Our West Riding Dry drinks majestically with classic tonic water, stirred and strained in a naked martini or simply over ice.
If you’re looking for a real flavour explosion, make sure you serve it with a long orange twist and a couple of fresh raspberries.
Rhubarb & Mulberry
Six botanicals from our West Riding Dry are distilled in very, very small batches and infused with Yorkshire rhubarb tisane and dried mulberries.
The classic juniper and citrus notes of our core gin are soaked with sweet rhubarb tisane and a hearty measure of mulberry and drink wonderfully with tonic, and natural lemonade.
This merry-go-round gin is inspired by our local rhubarb crops and infamous protected mulberry bush residing in the heart of Wakefeld city centre.
The natural sweetness of the dried mulberries and zingy notes of the rhubarb tisane pair wonderfully with fresh raspberry and orange peel.
Did you know? Yorkshire’s famous rhubarb triangle once produced 90% of the world’s winter forced rhubarb!
Curious about Cocoa?
We’re regularly asked what on earth roasted cocoa nibs have to do with Wakefield! Charles Waterton documented his explorations of South America and among discovering the three-toed sloth and documenting countless species, he also spent time on a rum distillery in Guyana.
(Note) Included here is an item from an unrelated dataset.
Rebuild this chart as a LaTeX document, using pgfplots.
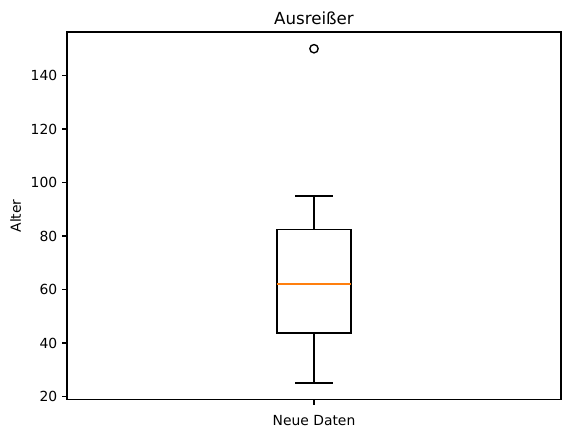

This distillery in Demerara produces rum to this day and it is a core component in the St Abbs Reserve Rum that our very own David Owens helped to blend, design and launch in the UK. The link between the historic Guyana stills and Charles Waterton of Wakefield were only apparent to our Dave recently, but it was another sign that we should go ahead with the gin project.
The Guyana link also puts Charles Waterton firmly in the footpath of our South American Cocoa nibs. Cocoa and sugar cane share the same soil and grow in the same conditions and it made sense to use such a luxurious ingredient in our very own, and Wakefield’s very first, artisan gin!
Mysterious about Mulberry?
Wakefield’s famous mulberry bush resides in the local prison and is a legend of our old correctional facility. It is rumoured to be the birthplace of the famous nursery rhyme ‘Here we go round the mulberry bush’ where female prisoners would dance around the tree with their children. It is believed that the prison mulberry bush was taken from a sprig from Hatfield Hall.
Although mulberry trees are sparse in the region today, they are historically tied into our city and are iconic to what we do today with our gin.
If we are ever allowed to inspect the prison mulberry bush you can be assured that we’ll find a way to get those berries into our gin!